» The exercise
Write out each line exactly as given. Leave the pictures out of your copy.

[BEGIN Data extract]

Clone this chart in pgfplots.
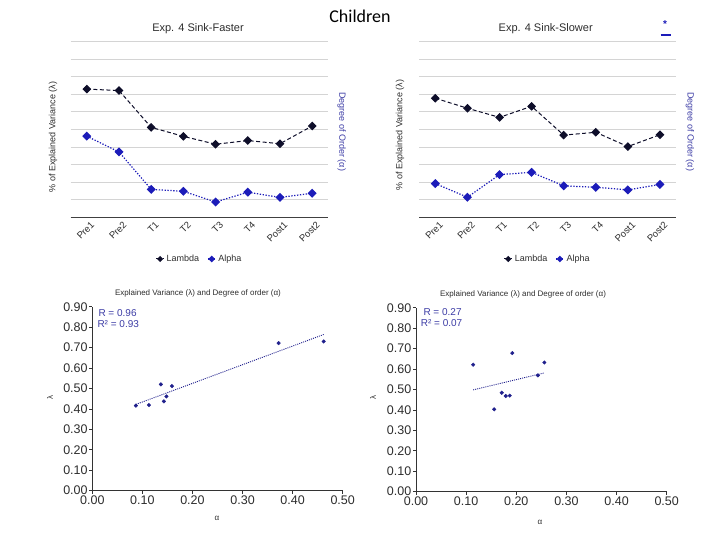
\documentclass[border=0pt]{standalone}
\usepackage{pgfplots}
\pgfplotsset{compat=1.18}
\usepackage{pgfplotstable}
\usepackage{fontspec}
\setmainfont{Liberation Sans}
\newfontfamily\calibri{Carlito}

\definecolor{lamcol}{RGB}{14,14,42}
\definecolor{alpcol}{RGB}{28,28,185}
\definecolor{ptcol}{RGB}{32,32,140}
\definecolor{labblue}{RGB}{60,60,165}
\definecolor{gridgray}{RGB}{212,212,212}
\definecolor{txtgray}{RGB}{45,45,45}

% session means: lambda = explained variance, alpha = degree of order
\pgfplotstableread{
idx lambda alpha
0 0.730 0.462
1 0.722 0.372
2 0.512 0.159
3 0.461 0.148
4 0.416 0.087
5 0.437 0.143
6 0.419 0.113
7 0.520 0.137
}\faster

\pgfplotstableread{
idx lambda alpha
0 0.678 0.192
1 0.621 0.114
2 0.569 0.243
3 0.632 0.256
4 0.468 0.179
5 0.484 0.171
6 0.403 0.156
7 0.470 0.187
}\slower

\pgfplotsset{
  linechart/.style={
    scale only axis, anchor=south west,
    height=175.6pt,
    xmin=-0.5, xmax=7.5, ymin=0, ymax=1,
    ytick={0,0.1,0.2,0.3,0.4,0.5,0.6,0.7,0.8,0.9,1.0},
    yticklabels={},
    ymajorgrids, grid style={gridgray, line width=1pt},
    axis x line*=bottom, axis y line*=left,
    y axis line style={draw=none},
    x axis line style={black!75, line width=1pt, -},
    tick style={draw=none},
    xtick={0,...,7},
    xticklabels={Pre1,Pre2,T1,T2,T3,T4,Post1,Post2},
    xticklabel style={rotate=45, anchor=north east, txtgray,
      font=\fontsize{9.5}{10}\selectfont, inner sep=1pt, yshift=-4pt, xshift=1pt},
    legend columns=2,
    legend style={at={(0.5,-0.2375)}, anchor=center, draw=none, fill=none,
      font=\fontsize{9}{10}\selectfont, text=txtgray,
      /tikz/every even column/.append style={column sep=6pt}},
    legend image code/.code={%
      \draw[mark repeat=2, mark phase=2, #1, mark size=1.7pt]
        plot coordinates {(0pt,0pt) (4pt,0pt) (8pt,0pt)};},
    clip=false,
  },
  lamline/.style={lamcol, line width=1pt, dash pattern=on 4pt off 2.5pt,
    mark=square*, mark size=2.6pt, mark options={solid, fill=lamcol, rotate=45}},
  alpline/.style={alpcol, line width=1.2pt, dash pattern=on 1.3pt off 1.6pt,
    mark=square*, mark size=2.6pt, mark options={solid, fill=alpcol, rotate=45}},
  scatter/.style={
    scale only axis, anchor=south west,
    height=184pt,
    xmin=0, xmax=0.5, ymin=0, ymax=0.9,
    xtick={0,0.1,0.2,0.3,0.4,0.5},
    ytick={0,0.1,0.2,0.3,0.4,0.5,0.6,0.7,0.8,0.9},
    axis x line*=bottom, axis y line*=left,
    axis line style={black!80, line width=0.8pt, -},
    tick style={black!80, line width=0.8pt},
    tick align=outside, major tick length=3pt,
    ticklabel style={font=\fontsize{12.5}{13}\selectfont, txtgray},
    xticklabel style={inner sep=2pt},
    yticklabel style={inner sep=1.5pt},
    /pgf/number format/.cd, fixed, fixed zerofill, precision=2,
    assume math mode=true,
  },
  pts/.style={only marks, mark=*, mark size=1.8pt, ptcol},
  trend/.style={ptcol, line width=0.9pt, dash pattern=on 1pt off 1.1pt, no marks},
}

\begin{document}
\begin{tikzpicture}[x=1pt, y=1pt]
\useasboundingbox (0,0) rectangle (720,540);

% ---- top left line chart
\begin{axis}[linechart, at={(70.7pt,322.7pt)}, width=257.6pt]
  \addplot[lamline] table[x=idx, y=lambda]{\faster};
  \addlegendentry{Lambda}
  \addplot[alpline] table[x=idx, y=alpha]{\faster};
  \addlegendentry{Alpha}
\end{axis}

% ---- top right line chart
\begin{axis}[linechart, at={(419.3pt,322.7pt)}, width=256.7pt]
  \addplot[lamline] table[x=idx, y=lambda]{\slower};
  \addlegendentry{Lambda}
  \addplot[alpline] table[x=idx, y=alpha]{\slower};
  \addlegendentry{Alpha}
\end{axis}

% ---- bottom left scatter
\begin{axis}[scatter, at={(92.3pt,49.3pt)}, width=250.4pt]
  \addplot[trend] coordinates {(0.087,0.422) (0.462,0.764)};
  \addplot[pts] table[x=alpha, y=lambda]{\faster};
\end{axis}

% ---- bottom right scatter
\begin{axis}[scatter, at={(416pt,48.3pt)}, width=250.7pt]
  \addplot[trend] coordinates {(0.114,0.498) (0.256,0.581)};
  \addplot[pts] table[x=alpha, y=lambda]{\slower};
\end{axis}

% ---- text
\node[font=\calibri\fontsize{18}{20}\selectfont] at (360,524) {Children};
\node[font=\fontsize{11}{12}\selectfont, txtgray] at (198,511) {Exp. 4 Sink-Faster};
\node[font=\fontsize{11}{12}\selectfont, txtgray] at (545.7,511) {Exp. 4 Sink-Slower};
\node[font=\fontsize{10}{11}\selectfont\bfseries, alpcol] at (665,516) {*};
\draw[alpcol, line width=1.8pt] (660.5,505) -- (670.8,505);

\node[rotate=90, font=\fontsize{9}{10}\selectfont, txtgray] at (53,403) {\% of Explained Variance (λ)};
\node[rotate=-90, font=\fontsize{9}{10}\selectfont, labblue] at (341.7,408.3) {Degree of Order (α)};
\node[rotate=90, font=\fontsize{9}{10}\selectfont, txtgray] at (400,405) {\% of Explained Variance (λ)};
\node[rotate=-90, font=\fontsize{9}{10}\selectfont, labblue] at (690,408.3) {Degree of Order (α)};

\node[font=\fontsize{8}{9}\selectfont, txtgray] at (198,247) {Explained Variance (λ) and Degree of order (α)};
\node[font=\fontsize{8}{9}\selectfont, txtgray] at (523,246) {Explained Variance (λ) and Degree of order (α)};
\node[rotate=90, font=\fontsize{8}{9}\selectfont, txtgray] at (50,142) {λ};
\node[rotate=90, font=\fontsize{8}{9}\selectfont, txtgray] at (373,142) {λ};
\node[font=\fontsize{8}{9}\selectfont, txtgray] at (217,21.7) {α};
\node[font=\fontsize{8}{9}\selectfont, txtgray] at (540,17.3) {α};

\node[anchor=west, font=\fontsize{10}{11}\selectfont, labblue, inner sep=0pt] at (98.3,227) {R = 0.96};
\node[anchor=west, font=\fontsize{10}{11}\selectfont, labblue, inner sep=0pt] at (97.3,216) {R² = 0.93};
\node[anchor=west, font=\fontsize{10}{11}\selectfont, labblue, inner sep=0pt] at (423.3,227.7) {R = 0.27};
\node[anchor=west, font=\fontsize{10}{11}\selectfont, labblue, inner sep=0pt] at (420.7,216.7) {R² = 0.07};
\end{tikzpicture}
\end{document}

[END Data extract]

» Result below
Clone this chart in pgfplots.
\documentclass[border=0pt]{standalone}
\usepackage{pgfplots}
\pgfplotsset{compat=1.18}
\usepackage{pgfplotstable}
\usepackage{fontspec}
\setmainfont{Liberation Sans}
\newfontfamily\calibri{Carlito}

\definecolor{lamcol}{RGB}{14,14,42}
\definecolor{alpcol}{RGB}{28,28,185}
\definecolor{ptcol}{RGB}{32,32,140}
\definecolor{labblue}{RGB}{60,60,165}
\definecolor{gridgray}{RGB}{212,212,212}
\definecolor{txtgray}{RGB}{45,45,45}

% session means: lambda = explained variance, alpha = degree of order
\pgfplotstableread{
idx lambda alpha
0 0.730 0.462
1 0.722 0.372
2 0.512 0.159
3 0.461 0.148
4 0.416 0.087
5 0.437 0.143
6 0.419 0.113
7 0.520 0.137
}\faster

\pgfplotstableread{
idx lambda alpha
0 0.678 0.192
1 0.621 0.114
2 0.569 0.243
3 0.632 0.256
4 0.468 0.179
5 0.484 0.171
6 0.403 0.156
7 0.470 0.187
}\slower

\pgfplotsset{
  linechart/.style={
    scale only axis, anchor=south west,
    height=175.6pt,
    xmin=-0.5, xmax=7.5, ymin=0, ymax=1,
    ytick={0,0.1,0.2,0.3,0.4,0.5,0.6,0.7,0.8,0.9,1.0},
    yticklabels={},
    ymajorgrids, grid style={gridgray, line width=1pt},
    axis x line*=bottom, axis y line*=left,
    y axis line style={draw=none},
    x axis line style={black!75, line width=1pt, -},
    tick style={draw=none},
    xtick={0,...,7},
    xticklabels={Pre1,Pre2,T1,T2,T3,T4,Post1,Post2},
    xticklabel style={rotate=45, anchor=north east, txtgray,
      font=\fontsize{9.5}{10}\selectfont, inner sep=1pt, yshift=-4pt, xshift=1pt},
    legend columns=2,
    legend style={at={(0.5,-0.2375)}, anchor=center, draw=none, fill=none,
      font=\fontsize{9}{10}\selectfont, text=txtgray,
      /tikz/every even column/.append style={column sep=6pt}},
    legend image code/.code={%
      \draw[mark repeat=2, mark phase=2, #1, mark size=1.7pt]
        plot coordinates {(0pt,0pt) (4pt,0pt) (8pt,0pt)};},
    clip=false,
  },
  lamline/.style={lamcol, line width=1pt, dash pattern=on 4pt off 2.5pt,
    mark=square*, mark size=2.6pt, mark options={solid, fill=lamcol, rotate=45}},
  alpline/.style={alpcol, line width=1.2pt, dash pattern=on 1.3pt off 1.6pt,
    mark=square*, mark size=2.6pt, mark options={solid, fill=alpcol, rotate=45}},
  scatter/.style={
    scale only axis, anchor=south west,
    height=184pt,
    xmin=0, xmax=0.5, ymin=0, ymax=0.9,
    xtick={0,0.1,0.2,0.3,0.4,0.5},
    ytick={0,0.1,0.2,0.3,0.4,0.5,0.6,0.7,0.8,0.9},
    axis x line*=bottom, axis y line*=left,
    axis line style={black!80, line width=0.8pt, -},
    tick style={black!80, line width=0.8pt},
    tick align=outside, major tick length=3pt,
    ticklabel style={font=\fontsize{12.5}{13}\selectfont, txtgray},
    xticklabel style={inner sep=2pt},
    yticklabel style={inner sep=1.5pt},
    /pgf/number format/.cd, fixed, fixed zerofill, precision=2,
    assume math mode=true,
  },
  pts/.style={only marks, mark=*, mark size=1.8pt, ptcol},
  trend/.style={ptcol, line width=0.9pt, dash pattern=on 1pt off 1.1pt, no marks},
}

\begin{document}
\begin{tikzpicture}[x=1pt, y=1pt]
\useasboundingbox (0,0) rectangle (720,540);

% ---- top left line chart
\begin{axis}[linechart, at={(70.7pt,322.7pt)}, width=257.6pt]
  \addplot[lamline] table[x=idx, y=lambda]{\faster};
  \addlegendentry{Lambda}
  \addplot[alpline] table[x=idx, y=alpha]{\faster};
  \addlegendentry{Alpha}
\end{axis}

% ---- top right line chart
\begin{axis}[linechart, at={(419.3pt,322.7pt)}, width=256.7pt]
  \addplot[lamline] table[x=idx, y=lambda]{\slower};
  \addlegendentry{Lambda}
  \addplot[alpline] table[x=idx, y=alpha]{\slower};
  \addlegendentry{Alpha}
\end{axis}

% ---- bottom left scatter
\begin{axis}[scatter, at={(92.3pt,49.3pt)}, width=250.4pt]
  \addplot[trend] coordinates {(0.087,0.422) (0.462,0.764)};
  \addplot[pts] table[x=alpha, y=lambda]{\faster};
\end{axis}

% ---- bottom right scatter
\begin{axis}[scatter, at={(416pt,48.3pt)}, width=250.7pt]
  \addplot[trend] coordinates {(0.114,0.498) (0.256,0.581)};
  \addplot[pts] table[x=alpha, y=lambda]{\slower};
\end{axis}

% ---- text
\node[font=\calibri\fontsize{18}{20}\selectfont] at (360,524) {Children};
\node[font=\fontsize{11}{12}\selectfont, txtgray] at (198,511) {Exp. 4 Sink-Faster};
\node[font=\fontsize{11}{12}\selectfont, txtgray] at (545.7,511) {Exp. 4 Sink-Slower};
\node[font=\fontsize{10}{11}\selectfont\bfseries, alpcol] at (665,516) {*};
\draw[alpcol, line width=1.8pt] (660.5,505) -- (670.8,505);

\node[rotate=90, font=\fontsize{9}{10}\selectfont, txtgray] at (53,403) {\% of Explained Variance (λ)};
\node[rotate=-90, font=\fontsize{9}{10}\selectfont, labblue] at (341.7,408.3) {Degree of Order (α)};
\node[rotate=90, font=\fontsize{9}{10}\selectfont, txtgray] at (400,405) {\% of Explained Variance (λ)};
\node[rotate=-90, font=\fontsize{9}{10}\selectfont, labblue] at (690,408.3) {Degree of Order (α)};

\node[font=\fontsize{8}{9}\selectfont, txtgray] at (198,247) {Explained Variance (λ) and Degree of order (α)};
\node[font=\fontsize{8}{9}\selectfont, txtgray] at (523,246) {Explained Variance (λ) and Degree of order (α)};
\node[rotate=90, font=\fontsize{8}{9}\selectfont, txtgray] at (50,142) {λ};
\node[rotate=90, font=\fontsize{8}{9}\selectfont, txtgray] at (373,142) {λ};
\node[font=\fontsize{8}{9}\selectfont, txtgray] at (217,21.7) {α};
\node[font=\fontsize{8}{9}\selectfont, txtgray] at (540,17.3) {α};

\node[anchor=west, font=\fontsize{10}{11}\selectfont, labblue, inner sep=0pt] at (98.3,227) {R = 0.96};
\node[anchor=west, font=\fontsize{10}{11}\selectfont, labblue, inner sep=0pt] at (97.3,216) {R² = 0.93};
\node[anchor=west, font=\fontsize{10}{11}\selectfont, labblue, inner sep=0pt] at (423.3,227.7) {R = 0.27};
\node[anchor=west, font=\fontsize{10}{11}\selectfont, labblue, inner sep=0pt] at (420.7,216.7) {R² = 0.07};
\end{tikzpicture}
\end{document}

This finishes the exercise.